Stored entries
******************************
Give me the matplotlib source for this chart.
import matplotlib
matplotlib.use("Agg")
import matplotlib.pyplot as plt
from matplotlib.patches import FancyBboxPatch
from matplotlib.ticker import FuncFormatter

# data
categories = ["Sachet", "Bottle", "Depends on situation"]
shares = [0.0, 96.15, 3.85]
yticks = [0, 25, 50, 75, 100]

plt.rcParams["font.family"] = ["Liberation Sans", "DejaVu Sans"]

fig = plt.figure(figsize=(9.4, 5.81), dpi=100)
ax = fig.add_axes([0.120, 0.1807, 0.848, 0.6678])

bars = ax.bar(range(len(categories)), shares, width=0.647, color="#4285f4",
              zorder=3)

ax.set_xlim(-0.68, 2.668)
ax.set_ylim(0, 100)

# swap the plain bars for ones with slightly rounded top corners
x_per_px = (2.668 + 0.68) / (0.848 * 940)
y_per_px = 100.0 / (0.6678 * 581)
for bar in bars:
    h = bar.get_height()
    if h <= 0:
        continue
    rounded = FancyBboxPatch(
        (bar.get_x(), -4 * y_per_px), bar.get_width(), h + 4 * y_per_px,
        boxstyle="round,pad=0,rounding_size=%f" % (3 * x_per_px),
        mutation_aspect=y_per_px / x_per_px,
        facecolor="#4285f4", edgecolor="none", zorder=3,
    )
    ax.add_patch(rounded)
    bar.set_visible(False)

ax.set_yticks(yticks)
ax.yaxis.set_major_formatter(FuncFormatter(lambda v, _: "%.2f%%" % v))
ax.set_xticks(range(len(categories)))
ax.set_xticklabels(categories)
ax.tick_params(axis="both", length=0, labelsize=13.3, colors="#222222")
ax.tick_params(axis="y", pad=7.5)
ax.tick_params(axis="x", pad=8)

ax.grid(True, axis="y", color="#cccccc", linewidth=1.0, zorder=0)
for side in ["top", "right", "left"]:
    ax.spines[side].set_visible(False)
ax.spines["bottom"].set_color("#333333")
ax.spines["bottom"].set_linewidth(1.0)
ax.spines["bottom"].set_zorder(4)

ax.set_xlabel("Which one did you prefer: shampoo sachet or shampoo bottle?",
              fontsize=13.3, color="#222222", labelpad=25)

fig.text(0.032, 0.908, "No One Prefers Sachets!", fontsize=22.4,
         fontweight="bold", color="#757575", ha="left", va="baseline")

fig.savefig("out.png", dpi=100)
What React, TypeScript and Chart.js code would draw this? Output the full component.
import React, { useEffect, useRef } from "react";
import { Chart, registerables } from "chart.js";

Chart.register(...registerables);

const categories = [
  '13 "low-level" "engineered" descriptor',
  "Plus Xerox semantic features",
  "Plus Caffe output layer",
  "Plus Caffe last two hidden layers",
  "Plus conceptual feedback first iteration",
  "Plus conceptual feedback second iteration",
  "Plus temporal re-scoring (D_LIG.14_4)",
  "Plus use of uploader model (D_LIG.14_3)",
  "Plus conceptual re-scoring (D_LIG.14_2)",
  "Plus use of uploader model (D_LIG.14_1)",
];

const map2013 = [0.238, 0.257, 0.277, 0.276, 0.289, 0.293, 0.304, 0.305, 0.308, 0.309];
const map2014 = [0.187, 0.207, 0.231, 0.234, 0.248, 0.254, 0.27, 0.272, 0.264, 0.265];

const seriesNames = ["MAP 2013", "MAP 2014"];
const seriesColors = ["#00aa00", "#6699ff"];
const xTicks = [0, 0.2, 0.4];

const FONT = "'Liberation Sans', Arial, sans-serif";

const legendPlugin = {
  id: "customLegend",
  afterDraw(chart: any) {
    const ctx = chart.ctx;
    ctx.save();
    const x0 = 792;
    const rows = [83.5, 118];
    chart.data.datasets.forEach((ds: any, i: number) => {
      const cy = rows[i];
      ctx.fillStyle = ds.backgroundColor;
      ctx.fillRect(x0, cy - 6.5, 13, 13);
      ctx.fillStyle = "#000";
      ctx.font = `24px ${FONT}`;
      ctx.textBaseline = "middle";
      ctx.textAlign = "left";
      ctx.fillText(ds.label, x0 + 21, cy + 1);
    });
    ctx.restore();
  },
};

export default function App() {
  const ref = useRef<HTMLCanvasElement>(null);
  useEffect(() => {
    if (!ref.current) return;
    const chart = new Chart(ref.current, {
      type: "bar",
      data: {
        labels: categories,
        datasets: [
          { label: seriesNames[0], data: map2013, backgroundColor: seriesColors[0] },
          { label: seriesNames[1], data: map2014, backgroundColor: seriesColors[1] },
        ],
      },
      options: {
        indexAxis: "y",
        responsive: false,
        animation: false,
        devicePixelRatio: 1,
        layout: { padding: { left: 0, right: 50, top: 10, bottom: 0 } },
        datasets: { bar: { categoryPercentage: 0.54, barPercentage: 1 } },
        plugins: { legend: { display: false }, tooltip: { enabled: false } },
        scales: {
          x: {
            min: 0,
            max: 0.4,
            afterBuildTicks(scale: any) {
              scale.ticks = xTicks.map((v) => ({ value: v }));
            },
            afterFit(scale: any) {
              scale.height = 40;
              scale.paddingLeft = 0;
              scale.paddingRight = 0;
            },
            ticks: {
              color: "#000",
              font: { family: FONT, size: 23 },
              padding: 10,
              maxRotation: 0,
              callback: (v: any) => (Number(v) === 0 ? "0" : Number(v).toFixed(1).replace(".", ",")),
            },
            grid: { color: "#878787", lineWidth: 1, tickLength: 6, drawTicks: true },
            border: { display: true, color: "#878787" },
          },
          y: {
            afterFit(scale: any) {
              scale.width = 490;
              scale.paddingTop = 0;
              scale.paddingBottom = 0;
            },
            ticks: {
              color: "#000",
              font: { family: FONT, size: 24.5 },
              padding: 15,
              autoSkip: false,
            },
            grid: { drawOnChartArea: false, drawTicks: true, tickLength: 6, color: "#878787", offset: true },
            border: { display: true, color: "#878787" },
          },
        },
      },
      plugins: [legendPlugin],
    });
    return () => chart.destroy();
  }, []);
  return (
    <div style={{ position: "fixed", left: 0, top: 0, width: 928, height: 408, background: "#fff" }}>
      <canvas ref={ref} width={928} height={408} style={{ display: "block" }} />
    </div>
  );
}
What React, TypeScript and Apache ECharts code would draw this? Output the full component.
******************************
[TASK]: Exactly the lines from the line with "What React, TypeScript and Chart.js" to the line with "Chart.register(...registerables);", both included, are to be extracted, and no others.

[EXPECTED ANSWER]:
What React, TypeScript and Chart.js code would draw this? Output the full component.
import React, { useEffect, useRef } from "react";
import { Chart, registerables } from "chart.js";

Chart.register(...registerables);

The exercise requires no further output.